# Task:
Nothing but the lines from the one containing "Convert this chart to seaborn" down to the one containing "import seaborn as sns", both included, should be echoed, and each exactly as it stands.

# Input for this task:
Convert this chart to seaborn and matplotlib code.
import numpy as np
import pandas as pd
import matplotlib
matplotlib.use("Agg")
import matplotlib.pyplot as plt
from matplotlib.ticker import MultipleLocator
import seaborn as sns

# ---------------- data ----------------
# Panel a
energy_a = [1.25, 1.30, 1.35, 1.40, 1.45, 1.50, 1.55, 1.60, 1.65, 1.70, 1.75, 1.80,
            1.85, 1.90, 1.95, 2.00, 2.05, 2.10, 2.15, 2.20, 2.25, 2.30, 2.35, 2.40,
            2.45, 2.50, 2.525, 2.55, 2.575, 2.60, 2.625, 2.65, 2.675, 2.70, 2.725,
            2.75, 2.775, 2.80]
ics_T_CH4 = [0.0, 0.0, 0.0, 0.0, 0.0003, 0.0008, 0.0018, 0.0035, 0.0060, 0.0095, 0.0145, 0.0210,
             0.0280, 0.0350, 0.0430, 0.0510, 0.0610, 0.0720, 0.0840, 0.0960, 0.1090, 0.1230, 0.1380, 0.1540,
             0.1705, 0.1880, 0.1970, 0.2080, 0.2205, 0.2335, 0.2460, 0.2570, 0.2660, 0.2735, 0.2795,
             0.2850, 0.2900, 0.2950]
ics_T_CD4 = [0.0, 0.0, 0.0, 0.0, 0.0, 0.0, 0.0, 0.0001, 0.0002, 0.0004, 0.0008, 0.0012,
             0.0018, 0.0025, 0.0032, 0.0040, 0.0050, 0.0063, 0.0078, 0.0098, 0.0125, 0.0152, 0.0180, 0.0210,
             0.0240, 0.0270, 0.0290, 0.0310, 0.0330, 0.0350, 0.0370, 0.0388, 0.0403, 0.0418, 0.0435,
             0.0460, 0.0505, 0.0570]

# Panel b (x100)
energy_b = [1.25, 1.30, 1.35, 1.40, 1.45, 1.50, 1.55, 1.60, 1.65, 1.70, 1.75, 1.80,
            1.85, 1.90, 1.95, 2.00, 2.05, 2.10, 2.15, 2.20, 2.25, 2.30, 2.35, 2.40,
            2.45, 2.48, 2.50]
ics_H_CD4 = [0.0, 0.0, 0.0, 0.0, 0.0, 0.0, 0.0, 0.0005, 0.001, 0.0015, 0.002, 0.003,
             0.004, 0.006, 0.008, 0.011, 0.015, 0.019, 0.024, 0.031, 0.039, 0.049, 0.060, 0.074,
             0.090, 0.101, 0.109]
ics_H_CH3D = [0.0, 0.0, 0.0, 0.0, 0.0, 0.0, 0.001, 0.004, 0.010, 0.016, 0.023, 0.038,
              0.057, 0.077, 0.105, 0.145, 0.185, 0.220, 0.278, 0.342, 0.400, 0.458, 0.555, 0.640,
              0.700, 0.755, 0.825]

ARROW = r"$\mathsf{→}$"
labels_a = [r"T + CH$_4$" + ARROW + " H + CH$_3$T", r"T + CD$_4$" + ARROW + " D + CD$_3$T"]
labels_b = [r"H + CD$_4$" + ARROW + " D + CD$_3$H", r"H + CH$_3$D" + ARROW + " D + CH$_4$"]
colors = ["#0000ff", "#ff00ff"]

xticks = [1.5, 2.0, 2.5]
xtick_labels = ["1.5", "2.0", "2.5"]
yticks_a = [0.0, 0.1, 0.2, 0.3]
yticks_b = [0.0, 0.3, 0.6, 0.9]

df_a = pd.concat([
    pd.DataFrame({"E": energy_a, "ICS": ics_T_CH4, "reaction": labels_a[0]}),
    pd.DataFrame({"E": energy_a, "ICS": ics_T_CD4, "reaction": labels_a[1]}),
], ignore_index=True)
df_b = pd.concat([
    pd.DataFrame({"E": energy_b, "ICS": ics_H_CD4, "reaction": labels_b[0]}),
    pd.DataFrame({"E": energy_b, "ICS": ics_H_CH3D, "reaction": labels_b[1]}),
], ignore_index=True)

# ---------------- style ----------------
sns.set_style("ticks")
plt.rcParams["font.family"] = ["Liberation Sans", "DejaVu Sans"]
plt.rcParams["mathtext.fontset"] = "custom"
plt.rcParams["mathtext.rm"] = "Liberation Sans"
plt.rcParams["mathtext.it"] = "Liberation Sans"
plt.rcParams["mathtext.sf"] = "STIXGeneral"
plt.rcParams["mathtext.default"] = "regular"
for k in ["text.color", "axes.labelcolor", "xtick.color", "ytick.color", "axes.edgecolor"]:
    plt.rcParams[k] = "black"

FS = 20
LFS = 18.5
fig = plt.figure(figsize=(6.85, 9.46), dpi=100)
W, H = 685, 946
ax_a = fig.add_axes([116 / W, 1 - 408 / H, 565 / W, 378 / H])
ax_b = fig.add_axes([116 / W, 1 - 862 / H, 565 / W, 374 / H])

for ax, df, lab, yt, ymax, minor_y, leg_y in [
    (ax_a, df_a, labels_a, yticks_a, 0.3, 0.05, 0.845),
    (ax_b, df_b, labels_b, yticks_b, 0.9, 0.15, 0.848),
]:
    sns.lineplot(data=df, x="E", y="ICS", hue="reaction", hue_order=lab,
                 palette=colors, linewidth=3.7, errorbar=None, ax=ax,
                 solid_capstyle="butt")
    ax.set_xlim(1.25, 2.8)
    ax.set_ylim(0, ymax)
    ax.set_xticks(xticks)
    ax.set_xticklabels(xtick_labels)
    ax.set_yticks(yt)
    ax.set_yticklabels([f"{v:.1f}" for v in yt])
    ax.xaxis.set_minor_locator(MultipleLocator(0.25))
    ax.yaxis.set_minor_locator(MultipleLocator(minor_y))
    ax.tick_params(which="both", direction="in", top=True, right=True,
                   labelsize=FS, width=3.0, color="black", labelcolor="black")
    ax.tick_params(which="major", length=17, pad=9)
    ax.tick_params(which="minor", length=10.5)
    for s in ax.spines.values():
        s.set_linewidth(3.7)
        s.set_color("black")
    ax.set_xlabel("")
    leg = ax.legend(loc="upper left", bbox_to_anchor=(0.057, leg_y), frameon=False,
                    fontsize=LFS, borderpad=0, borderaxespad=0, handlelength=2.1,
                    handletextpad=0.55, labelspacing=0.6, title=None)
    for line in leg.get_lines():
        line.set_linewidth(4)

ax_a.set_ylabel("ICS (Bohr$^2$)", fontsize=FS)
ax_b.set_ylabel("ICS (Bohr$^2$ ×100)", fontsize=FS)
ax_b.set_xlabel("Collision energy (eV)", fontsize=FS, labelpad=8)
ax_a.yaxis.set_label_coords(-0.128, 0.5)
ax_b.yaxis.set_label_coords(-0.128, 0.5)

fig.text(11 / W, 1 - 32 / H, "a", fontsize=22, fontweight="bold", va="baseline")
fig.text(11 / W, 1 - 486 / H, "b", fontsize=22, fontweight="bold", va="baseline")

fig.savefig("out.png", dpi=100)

* * *

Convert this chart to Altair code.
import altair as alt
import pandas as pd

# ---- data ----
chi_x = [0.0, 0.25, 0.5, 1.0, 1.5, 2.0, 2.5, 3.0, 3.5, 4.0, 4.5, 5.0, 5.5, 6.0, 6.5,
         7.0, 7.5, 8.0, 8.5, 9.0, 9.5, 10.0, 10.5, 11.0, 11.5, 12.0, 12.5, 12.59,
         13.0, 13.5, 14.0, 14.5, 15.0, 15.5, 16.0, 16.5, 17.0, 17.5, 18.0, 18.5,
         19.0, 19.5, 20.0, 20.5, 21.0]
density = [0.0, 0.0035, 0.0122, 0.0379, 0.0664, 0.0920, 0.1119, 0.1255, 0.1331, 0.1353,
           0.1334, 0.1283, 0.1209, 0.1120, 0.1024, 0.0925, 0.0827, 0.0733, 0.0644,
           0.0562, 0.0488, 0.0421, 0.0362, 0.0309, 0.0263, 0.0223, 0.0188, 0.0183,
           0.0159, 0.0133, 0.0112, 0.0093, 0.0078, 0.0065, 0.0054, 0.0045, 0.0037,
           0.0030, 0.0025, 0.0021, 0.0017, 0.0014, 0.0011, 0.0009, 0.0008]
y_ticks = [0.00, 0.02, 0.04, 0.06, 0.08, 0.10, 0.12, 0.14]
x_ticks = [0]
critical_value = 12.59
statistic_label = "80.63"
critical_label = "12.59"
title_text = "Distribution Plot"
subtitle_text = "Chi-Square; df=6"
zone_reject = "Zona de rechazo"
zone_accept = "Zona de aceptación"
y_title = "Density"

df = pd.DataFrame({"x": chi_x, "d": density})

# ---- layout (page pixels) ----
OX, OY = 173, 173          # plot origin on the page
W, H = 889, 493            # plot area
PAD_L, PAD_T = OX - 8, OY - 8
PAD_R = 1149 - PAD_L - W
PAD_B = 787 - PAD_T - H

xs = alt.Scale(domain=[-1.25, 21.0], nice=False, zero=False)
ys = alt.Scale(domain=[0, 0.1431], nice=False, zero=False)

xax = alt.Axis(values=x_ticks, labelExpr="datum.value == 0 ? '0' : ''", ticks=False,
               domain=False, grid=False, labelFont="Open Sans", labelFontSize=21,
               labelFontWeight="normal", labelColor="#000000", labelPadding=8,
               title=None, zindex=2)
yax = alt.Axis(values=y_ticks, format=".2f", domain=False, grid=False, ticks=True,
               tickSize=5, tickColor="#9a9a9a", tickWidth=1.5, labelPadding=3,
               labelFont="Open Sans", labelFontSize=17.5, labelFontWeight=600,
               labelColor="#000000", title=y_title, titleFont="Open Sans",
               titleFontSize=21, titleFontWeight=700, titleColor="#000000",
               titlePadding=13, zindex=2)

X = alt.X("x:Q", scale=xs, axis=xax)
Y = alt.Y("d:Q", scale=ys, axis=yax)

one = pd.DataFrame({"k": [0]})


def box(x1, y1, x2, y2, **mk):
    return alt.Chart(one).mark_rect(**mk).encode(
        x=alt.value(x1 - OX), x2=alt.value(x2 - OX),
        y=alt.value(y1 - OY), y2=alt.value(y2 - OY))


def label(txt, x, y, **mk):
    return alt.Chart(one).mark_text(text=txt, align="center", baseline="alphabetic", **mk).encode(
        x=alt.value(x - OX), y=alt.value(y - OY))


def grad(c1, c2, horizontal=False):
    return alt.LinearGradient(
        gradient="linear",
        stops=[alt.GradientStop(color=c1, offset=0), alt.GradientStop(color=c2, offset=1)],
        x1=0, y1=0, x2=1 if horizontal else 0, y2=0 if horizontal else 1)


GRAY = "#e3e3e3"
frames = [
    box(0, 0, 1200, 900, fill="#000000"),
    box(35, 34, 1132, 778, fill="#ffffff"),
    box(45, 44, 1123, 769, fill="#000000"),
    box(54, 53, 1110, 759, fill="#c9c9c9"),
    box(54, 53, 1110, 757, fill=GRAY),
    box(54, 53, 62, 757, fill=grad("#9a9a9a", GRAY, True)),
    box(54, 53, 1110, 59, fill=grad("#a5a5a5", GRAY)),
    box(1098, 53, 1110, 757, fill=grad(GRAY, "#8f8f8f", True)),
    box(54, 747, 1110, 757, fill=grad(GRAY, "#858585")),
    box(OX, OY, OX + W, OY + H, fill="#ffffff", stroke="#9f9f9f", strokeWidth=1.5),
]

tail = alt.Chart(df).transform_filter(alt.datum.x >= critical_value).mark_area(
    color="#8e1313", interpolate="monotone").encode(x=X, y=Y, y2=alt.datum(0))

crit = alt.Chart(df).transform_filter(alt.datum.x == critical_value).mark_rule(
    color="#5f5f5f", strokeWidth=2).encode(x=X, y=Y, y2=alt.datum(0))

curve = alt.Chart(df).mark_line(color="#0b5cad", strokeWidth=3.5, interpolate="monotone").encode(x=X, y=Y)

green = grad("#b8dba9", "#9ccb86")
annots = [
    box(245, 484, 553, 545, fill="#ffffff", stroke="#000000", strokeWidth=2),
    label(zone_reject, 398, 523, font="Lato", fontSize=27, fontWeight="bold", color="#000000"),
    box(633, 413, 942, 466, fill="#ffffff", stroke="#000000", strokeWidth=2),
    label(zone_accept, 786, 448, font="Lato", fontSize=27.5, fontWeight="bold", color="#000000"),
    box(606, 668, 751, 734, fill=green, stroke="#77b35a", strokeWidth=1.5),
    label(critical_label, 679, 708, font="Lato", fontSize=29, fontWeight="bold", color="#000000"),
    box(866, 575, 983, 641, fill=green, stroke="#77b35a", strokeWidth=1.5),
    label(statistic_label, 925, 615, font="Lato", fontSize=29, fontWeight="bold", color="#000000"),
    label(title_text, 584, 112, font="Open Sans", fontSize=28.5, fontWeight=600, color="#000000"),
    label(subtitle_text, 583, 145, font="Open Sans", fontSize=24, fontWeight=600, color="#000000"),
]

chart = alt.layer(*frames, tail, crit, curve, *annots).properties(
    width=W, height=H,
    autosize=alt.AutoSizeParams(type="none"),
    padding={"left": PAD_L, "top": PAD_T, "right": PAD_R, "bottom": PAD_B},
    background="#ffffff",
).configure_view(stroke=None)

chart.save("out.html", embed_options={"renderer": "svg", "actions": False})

# Result of this exercise:
Convert this chart to seaborn and matplotlib code.
import numpy as np
import pandas as pd
import matplotlib
matplotlib.use("Agg")
import matplotlib.pyplot as plt
from matplotlib.ticker import MultipleLocator
import seaborn as sns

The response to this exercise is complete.